Computerspiel-Fußball ist z.T. ödes "Vereins-Management"-Herumgetue und zum anderen Teil bietes es oft viel ECHTZEIT-KLICK-ACTION. Längst nicht so packend wie Tipp-Kick oder Tischfußball, aber besser als andere Umsetzungen. Solche schnelle Aktion mit vielen GLEICHZEITIGEN Aktionsmöglichkeiten, wie im Computer-Fußball-Simulator kann man im Pen&Paper-Fußball-Rollenspiel eh nicht bieten. (Und wenn schon so manche beim Vorschlag Rollenspiele mit Miniaturen zu spielen wieder ihre Inkontinenzwindeln wechseln müssen, so ist zu erwarten, daß sie ihre ach so tolle "Vorstellungskraft" noch weniger durch eine hier eventuell einschiebbare Computerspieleinlage "einengen" lassen würden. - Die nächste Windel für den Herrn mit der Miniaturenallergie bitte.)
Sport lebt ganz stark von der "Live-Action"-Komponente. - Sportübertragungen (am Besten "Live") sind daher auch (für die Fans dieser Sportart) das Interessanteste. Konserven sind schon nicht ganz so frisch und spannend, aber auch noch interessant.
Spielfilme, wo man Sport nur mit viel gequältem Familiendrama ("Vater, diesen Homerun widme ich Dir. Dir allein!" *schluchz*) verdünnt serviert bekommt, sind da schon SEHR auf ein Nischenpublikum ausgerichtet.
Auch die entsprechenden Computerspiele adressieren eher die Nischen, wenn es sich um "nicht-brutale" Sportarten handelt. - Golf-Simulatoren, Tennis, Fußball, Basketball. *gähn* - Das verkauft sich nur an Softies und alte Säcke. Was geht sind KAMPFSPORT-"Simulatoren" (ob Karate, Catchen, Car-Theft - oder ist letzteres eventuell garkein Sport?).

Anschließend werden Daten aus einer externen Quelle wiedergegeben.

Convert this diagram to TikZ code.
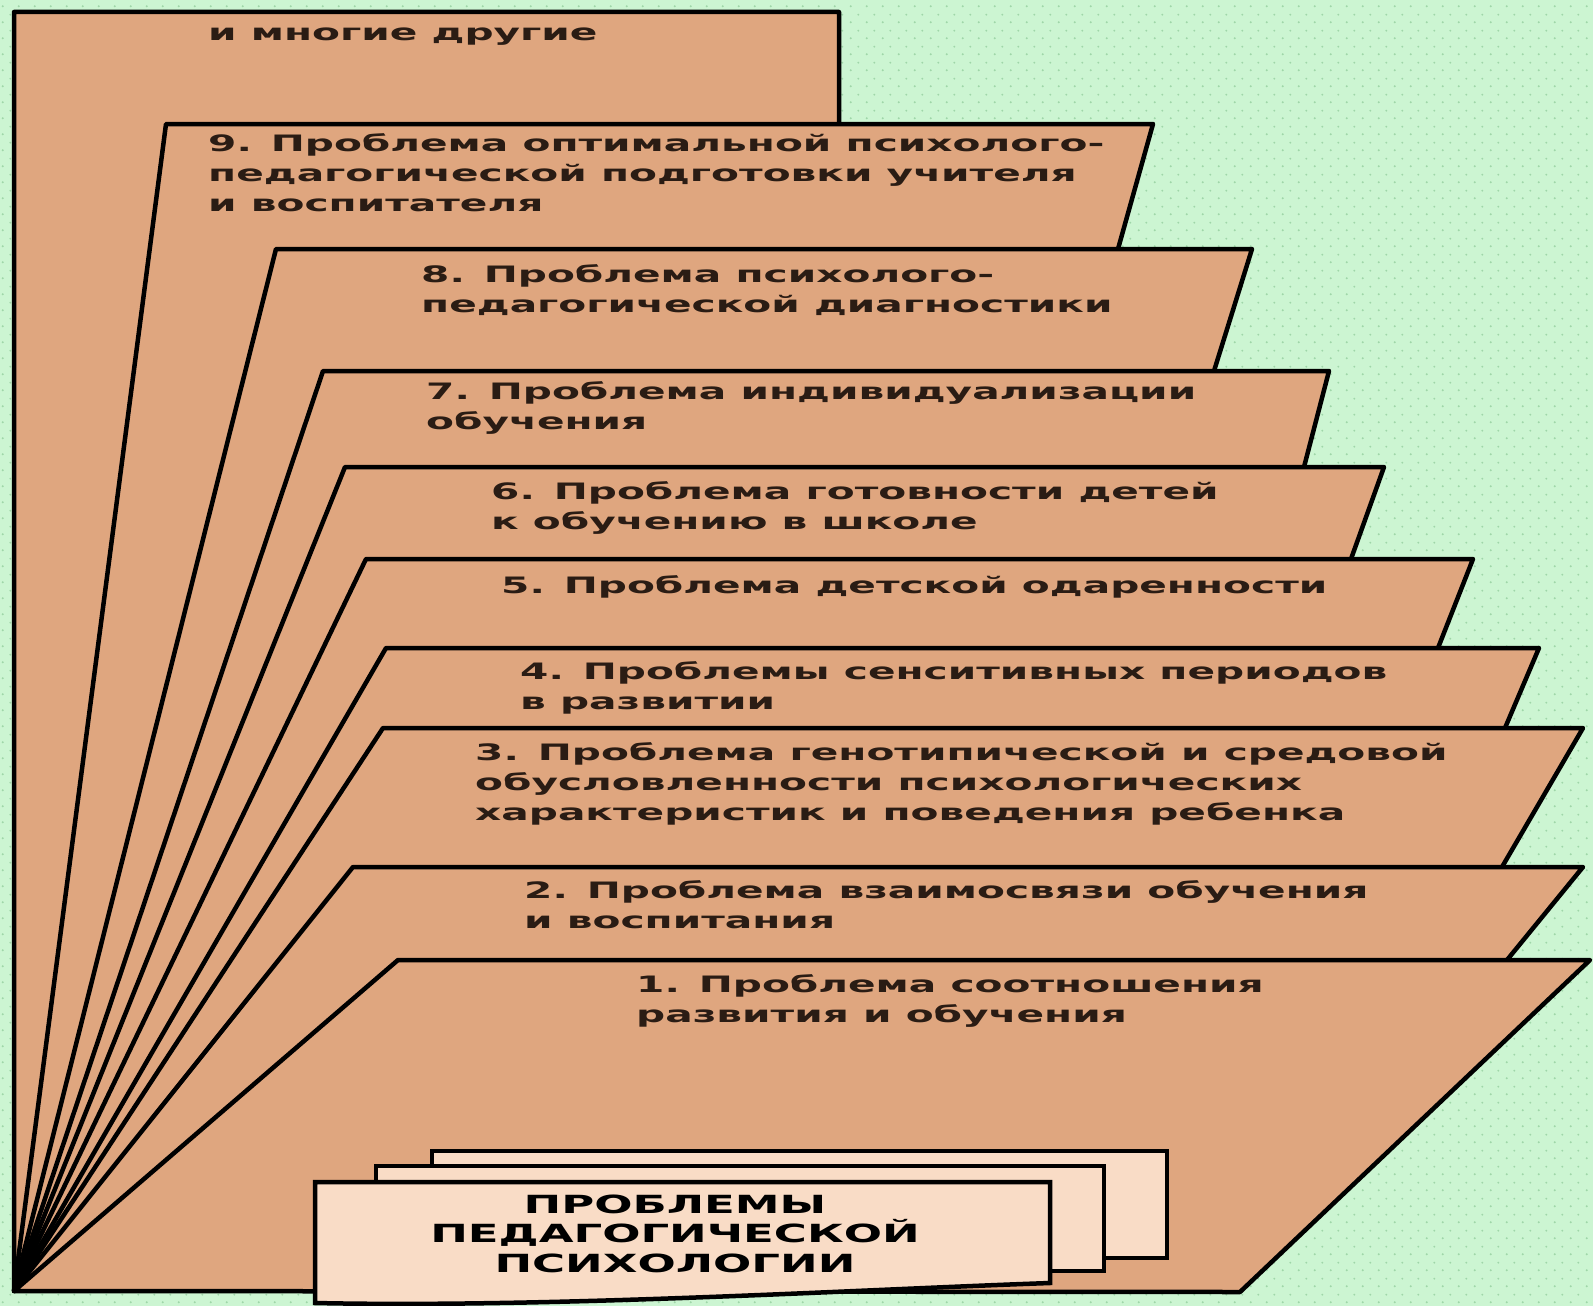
\documentclass[tikz,border=0pt]{standalone}
\usepackage{fontspec}
\usetikzlibrary{patterns}
\newfontfamily\widefont[FakeStretch=1.8]{DejaVu Sans}
\definecolor{bggreen}{HTML}{CCF5D2}
\definecolor{dotgreen}{HTML}{9FD6A9}
\definecolor{sheettan}{HTML}{DFA67F}
\definecolor{cardpink}{HTML}{F9DCC6}
\definecolor{inkbrown}{HTML}{2A1C14}
\pgfdeclarepatternformonly{greendots}{\pgfqpoint{0pt}{0pt}}{\pgfqpoint{16pt}{16pt}}{\pgfqpoint{16pt}{16pt}}{%
  \pgfpathcircle{\pgfqpoint{4pt}{4pt}}{1.1pt}%
  \pgfpathcircle{\pgfqpoint{12pt}{12pt}}{1.1pt}%
  \pgfusepath{fill}}

\begin{document}
\begin{tikzpicture}[x=1pt,y=-1pt,
    sheet/.style={fill=sheettan,draw=black,line width=4.5pt,line join=round},
    card/.style={fill=cardpink,draw=black,line width=4.5pt},
    problem/.style={anchor=base west,inner sep=0pt,align=left,text=inkbrown,
      font=\widefont\bfseries\fontsize{22.6}{30}\selectfont},
    heading/.style={anchor=base,inner sep=0pt,align=center,text=black,
      font=\widefont\bfseries\fontsize{25}{29.5}\selectfont}]
    \useasboundingbox (0,0) rectangle (1593,1306);
    \fill[bggreen] (0,0) rectangle (1593,1306);
    \fill[pattern=greendots,pattern color=dotgreen] (0,0) rectangle (1593,1306);

    \coordinate (O) at (14,1291);
    \foreach \tlx/\ty/\trx/\brx/\by in {14/12/839/839/124, 166/124/1153/1118/249,
      276/249/1252/1214/371, 323/371/1329/1304/467, 345/467/1384/1351/559,
      366/559/1473/1438/648, 386/648/1539/1505/728, 383/728/1583/1502/867,
      353/867/1583/1507/960, 398/960/1590/1240/1292}
      \filldraw[sheet] (O) -- (\tlx,\ty) -- (\trx,\ty) -- (\brx,\by) -- cycle;

    \filldraw[card] (432,1151) rectangle (1167,1258);
    \filldraw[card] (376,1166) rectangle (1104,1271);
    \filldraw[card] (315,1182) -- (1050,1182) -- (1050,1283)
      .. controls (850,1290) and (550,1308) .. (315,1303) -- cycle;

    % base anchor = baseline of the last line
    \node[problem] (p0) at (208,41) {и многие другие};
    \node[problem] (p9) at (208,211) {9. Проблема оптимальной психолого-\\педагогической подготовки учителя\\и воспитателя};
    \node[problem] (p8) at (421,312) {8. Проблема психолого-\\педагогической диагностики};
    \node[problem] (p7) at (426,429) {7. Проблема индивидуализации\\обучения};
    \node[problem] (p6) at (491,529) {6. Проблема готовности детей\\к обучению в школе};
    \node[problem] (p5) at (501,593) {5. Проблема детской одаренности};
    \node[problem] (p4) at (520,709) {4. Проблемы сенситивных периодов\\в развитии};
    \node[problem] (p3) at (475,820) {3. Проблема генотипической и средовой\\обусловленности психологических\\характеристик и поведения ребенка};
    \node[problem] (p2) at (524,928) {2. Проблема взаимосвязи обучения\\и воспитания};
    \node[problem] (p1) at (636,1022) {1. Проблема соотношения\\развития и обучения};
    \node[heading] (title) at (675,1272) {ПРОБЛЕМЫ\\ПЕДАГОГИЧЕСКОЙ\\ПСИХОЛОГИИ};
\end{tikzpicture}
\end{document}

Daher ist auch ein Catcher-Rollenspiel ein blöde Idee. - Beim Catchen will man ACTION und man will sie SEHEN (deswegen sind die Catch-Techniken auch so langsam und so auffällig - damit eben der letzte faule Chipsfresser mit Bier in der Birne die noch erkennen kann). - Und was soll man davon, also von den KERNQUALITÄTEN einer Catch-Veranstaltung im Rollenspiel als Hauptgeschichte spielen?
In vielen (Fantasy-)Rollenspielen werden ja Gelegenheiten zum Ringkampf, Faustkampf, Weitsprung, Zielschießen, usw. angeboten. Oft im Rahmen von Jahrmarkts-Kolorit, an welchem sich die SCs auch beteiligen können. - Aber eben nicht im Vordergrund. Nicht mit Sport als DEM KERNTHEMA. - Und das ist auch gut und richtig so.
Das Interessanteste am Sport ist das SICHTBARE. - Und da können Rollenspiele schlecht punkten.